Everyone loves a good deal. So it’s hardly surprising that price comparison Web sites have really taken off. Travel sites such as Skyscanner allow holidaymakers to compare flights, hotels and car hire. In the U.K., where energy inflation is the highest in Europe, uSwitch attempts to simplify the impenetrable world of gas and electricity tariffs, as well as broadband, and mobile call plans. As the name suggests, it encourages consumers to switch their loyalty away from providers that are uncompetitive or failing to satisfy. When it comes to financial products, two of our most popular comparison Web sites (Go Compare and Compare the Market) are as well-known in the U.K. for their irritating TV adverts (featuring a fictional Italian opera singer and an implausible family of Russian meerkats respectively), as for their ability to find cheaper insurance.

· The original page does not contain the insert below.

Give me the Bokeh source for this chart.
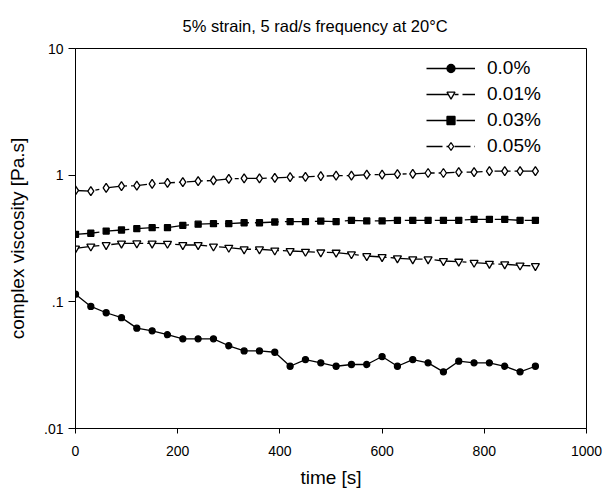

These portals can not only save consumers valuable time in filtering and evaluating an infeasible number of sellers, but they are also widely regarded as reliable sources of information. What’s more, comparison shopping agents (like Epinion, for example) provide extensive consumer feedback and ratings, helping buyers to further refine and inform their decision based on user-generated reviews. Some are signatories to accreditation schemes that provide quality assurance that the information is accurate, impartial and comprehensive. This level of transparency and accessibility was unthinkable only a couple of decades ago.

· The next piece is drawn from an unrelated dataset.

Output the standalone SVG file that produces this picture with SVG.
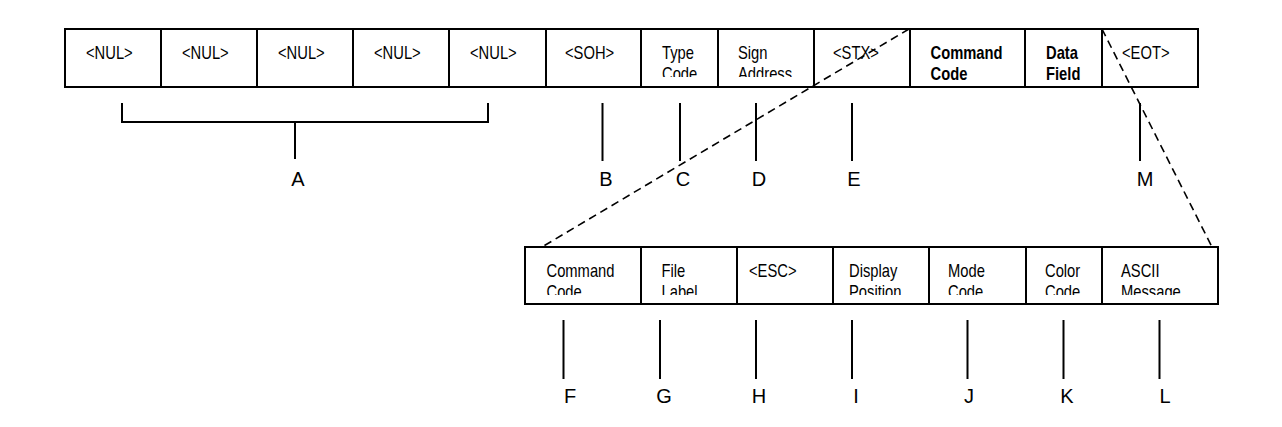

So what’s in it for the sellers? Comparison engines are great for retailers and service providers because they get the opportunity to attract new customers, increase sales and distance themselves from their competitors. Price comparison engines can collect data directly from merchants who want to list their products on the site (and pay for this service, which is how the site is monetised). Other techniques include screen-scraping (crawling retailers’ web pages to retrieve published prices) and crowdsourcing, where contributors’ information is used to populate or enrich the data set. And of course, the whole thing is orchestrated using sophisticated algorithms that would be beyond the reach of many individual organisations’ IT budgets.

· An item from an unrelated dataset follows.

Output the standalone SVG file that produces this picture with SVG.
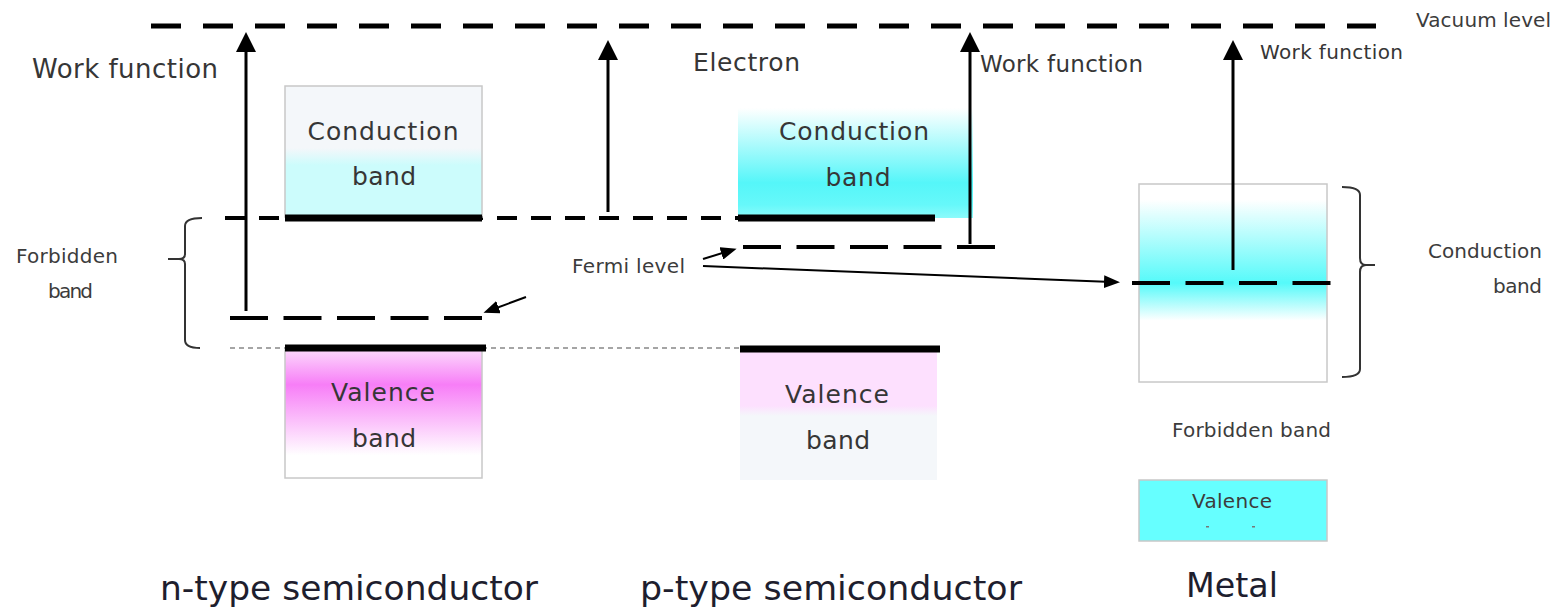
<svg xmlns="http://www.w3.org/2000/svg" width="1557" height="607" viewBox="0 0 1557 607">
<style>
text{font-family:"DejaVu Sans","Liberation Sans",sans-serif;fill:#363636}
.lbl{font-size:20px;fill:#3c3c3c}
.big{font-size:25px}
.title{font-size:34px;fill:#1e1e2e}
.box{stroke:#c8c8c8;stroke-width:1.5}
.bar{stroke:#000;stroke-width:7}
.lvl{stroke:#000;stroke-width:4;fill:none;stroke-dasharray:38 15.5}
.arr{stroke:#000;stroke-width:3;fill:none;marker-end:url(#head)}
.arrs{stroke:#000;stroke-width:2;fill:none;marker-end:url(#hsm)}
.brace{stroke:#333;stroke-width:2;fill:none}
</style>
<defs>
<marker id="head" markerUnits="userSpaceOnUse" markerWidth="20" markerHeight="20" refX="10" refY="10" orient="auto"><path d="M0,0 L20,10 L0,20 z" fill="#000"/></marker>
<marker id="hsm" markerUnits="userSpaceOnUse" markerWidth="16" markerHeight="13" refX="8" refY="6.5" orient="auto"><path d="M0,0 L16,6.5 L0,13 z" fill="#000"/></marker>
<linearGradient id="gncb" gradientUnits="userSpaceOnUse" x1="0" y1="86" x2="0" y2="218"><stop offset="0" stop-color="#f4f7fa"/><stop offset="0.47" stop-color="#f4f7fa"/><stop offset="0.6" stop-color="#ccfcfc"/><stop offset="1" stop-color="#ccfcfc"/></linearGradient>
<linearGradient id="gpcb" gradientUnits="userSpaceOnUse" x1="0" y1="108" x2="0" y2="218"><stop offset="0" stop-color="#ffffff"/><stop offset="0.68" stop-color="#55f6f9"/><stop offset="0.88" stop-color="#66f8fa"/><stop offset="1" stop-color="#8cfbfb"/></linearGradient>
<linearGradient id="gmet" gradientUnits="userSpaceOnUse" x1="0" y1="184" x2="0" y2="382"><stop offset="0" stop-color="#ffffff"/><stop offset="0.08" stop-color="#ffffff"/><stop offset="0.5" stop-color="#55fafa"/><stop offset="0.69" stop-color="#ffffff"/><stop offset="1" stop-color="#ffffff"/></linearGradient>
<linearGradient id="gnvb" gradientUnits="userSpaceOnUse" x1="0" y1="352" x2="0" y2="478"><stop offset="0" stop-color="#fcd2fc"/><stop offset="0.26" stop-color="#f77ef7"/><stop offset="0.82" stop-color="#ffffff"/><stop offset="1" stop-color="#ffffff"/></linearGradient>
<linearGradient id="gpvb" gradientUnits="userSpaceOnUse" x1="0" y1="352" x2="0" y2="480"><stop offset="0" stop-color="#fde0fe"/><stop offset="0.42" stop-color="#fde0fe"/><stop offset="0.5" stop-color="#f4f7fa"/><stop offset="1" stop-color="#f4f7fa"/></linearGradient>
</defs>
<rect width="1557" height="607" fill="#fff"/>

<g id="levels">
<line x1="151" y1="26" x2="1376" y2="26" stroke="#000" stroke-width="5" stroke-dasharray="30 22"/>
<line x1="225" y1="218" x2="738" y2="218" stroke="#000" stroke-width="4" stroke-dasharray="20 14"/>
<line x1="230" y1="348" x2="740" y2="348" stroke="#888" stroke-width="1.5" stroke-dasharray="5 4"/>
</g>

<g id="n-conduction">
<rect class="box" x="285" y="86" width="197" height="131" fill="url(#gncb)"/>
<line class="bar" x1="285" y1="218" x2="482" y2="218"/>
<text class="big" x="383" y="140" text-anchor="middle" textLength="151">Conduction</text>
<text class="big" x="384" y="185" text-anchor="middle" textLength="64">band</text>
</g>

<g id="n-valence">
<rect class="box" x="285" y="350" width="197" height="128" fill="url(#gnvb)"/>
<line class="bar" x1="285" y1="348" x2="486" y2="348"/>
<text class="big" x="383" y="401" text-anchor="middle" textLength="104">Valence</text>
<text class="big" x="384" y="447" text-anchor="middle" textLength="64">band</text>
</g>

<g id="n-fermi">
<line class="lvl" x1="230" y1="318" x2="484" y2="318"/>
</g>

<g id="p-conduction">
<rect x="738" y="108" width="235" height="110" fill="url(#gpcb)"/>
<line class="bar" x1="738" y1="218" x2="935" y2="218"/>
<text class="big" x="854" y="140" text-anchor="middle" textLength="150">Conduction</text>
<text class="big" x="858" y="186" text-anchor="middle" textLength="65">band</text>
</g>

<g id="p-valence">
<rect x="740" y="352" width="197" height="128" fill="url(#gpvb)"/>
<line class="bar" x1="740" y1="349" x2="940" y2="349"/>
<text class="big" x="837" y="403" text-anchor="middle" textLength="104">Valence</text>
<text class="big" x="838" y="449" text-anchor="middle" textLength="64">band</text>
</g>

<g id="p-fermi">
<line class="lvl" x1="743" y1="247" x2="996" y2="247"/>
</g>

<g id="metal-conduction">
<rect class="box" x="1139" y="184" width="188" height="198" fill="url(#gmet)"/>
<line class="lvl" x1="1132" y1="283" x2="1332" y2="283"/>
</g>

<g id="metal-valence">
<rect class="box" x="1139" y="480" width="188" height="61" fill="#66ffff"/>
<text class="lbl" x="1232" y="508" text-anchor="middle" textLength="80">Valence</text>
<rect x="1206" y="526" width="3" height="1.5" fill="#777"/>
<rect x="1252" y="526" width="3" height="1.5" fill="#777"/>
</g>

<g id="braces">
<path class="brace" d="M202,218 Q185,218 185,226 L185,254 Q185,259 179,259 L168,259 M179,259 Q185,259 185,264 L185,340 Q185,348 200,348"/>
<path class="brace" d="M1342,187 Q1360,187 1360,195 L1360,258 Q1360,265 1366,265 L1375,265 M1366,265 Q1360,265 1360,272 L1360,369 Q1360,377 1342,377"/>
</g>

<g id="connectors">
<line class="arr" x1="246" y1="311" x2="246" y2="42"/>
<line class="arr" x1="608" y1="212" x2="608" y2="50"/>
<line class="arr" x1="970" y1="244" x2="970" y2="42"/>
<line class="arr" x1="1233" y1="270" x2="1233" y2="50"/>
<line class="arrs" x1="526" y1="297" x2="491" y2="310"/>
<line class="arrs" x1="703" y1="259" x2="729" y2="251"/>
<line class="arrs" x1="703" y1="266" x2="1112" y2="282"/>
</g>

<g id="labels">
<text class="lbl" x="1416" y="27" font-size="18" textLength="135">Vacuum level</text>
<text x="32" y="78" font-size="26" textLength="186">Work function</text>
<text x="693" y="71" font-size="25" textLength="107">Electron</text>
<text x="980" y="72" font-size="23" textLength="163">Work function</text>
<text x="1260" y="59" font-size="20" textLength="143">Work function</text>
<text class="lbl" x="16" y="263" textLength="102">Forbidden</text>
<text class="lbl" x="48" y="298" textLength="45">band</text>
<text class="lbl" x="572" y="273" textLength="113">Fermi level</text>
<text class="lbl" x="1542" y="258" text-anchor="end" textLength="114">Conduction</text>
<text class="lbl" x="1542" y="293" text-anchor="end" textLength="49">band</text>
<text class="lbl" x="1172" y="437" textLength="159">Forbidden band</text>
</g>

<g id="titles">
<text class="title" x="160" y="600" textLength="378" lengthAdjust="spacingAndGlyphs">n-type semiconductor</text>
<text class="title" x="640" y="600" textLength="382" lengthAdjust="spacingAndGlyphs">p-type semiconductor</text>
<text class="title" x="1232" y="597" text-anchor="middle" textLength="92" lengthAdjust="spacingAndGlyphs">Metal</text>
</g>
</svg>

Business Networks work on a similar basis. With 77% of best-in-class companies using the internet as a sales tool, buyers have more choice than ever before to help them cut costs and mitigate risks. Networks are now available that can standardise data, overlay robust analytics and present results in an easy-to-understand format, making it easier for buyers to discover suppliers and evaluate performance, pricing and other credentials such as environmental ratings. In fact, 68% of buyers find sellers on supplier networks, so you really do have to “be in it to win it”.
Sellers, meanwhile, get to strengthen their online presence without blowing their marketing budget and become a preferred supplier to purchase-ready buyers worldwide. They can identify customers of choice who are easier to do business with, meaning they’ll get paid faster with fewer errors. Such networks can make the working relationships between buyers and sellers more mutually supportive and responsive, enabling smarter buying, faster selling and better cash management. A great example of symbiosis, and not a single annoying, small furry animal in sight.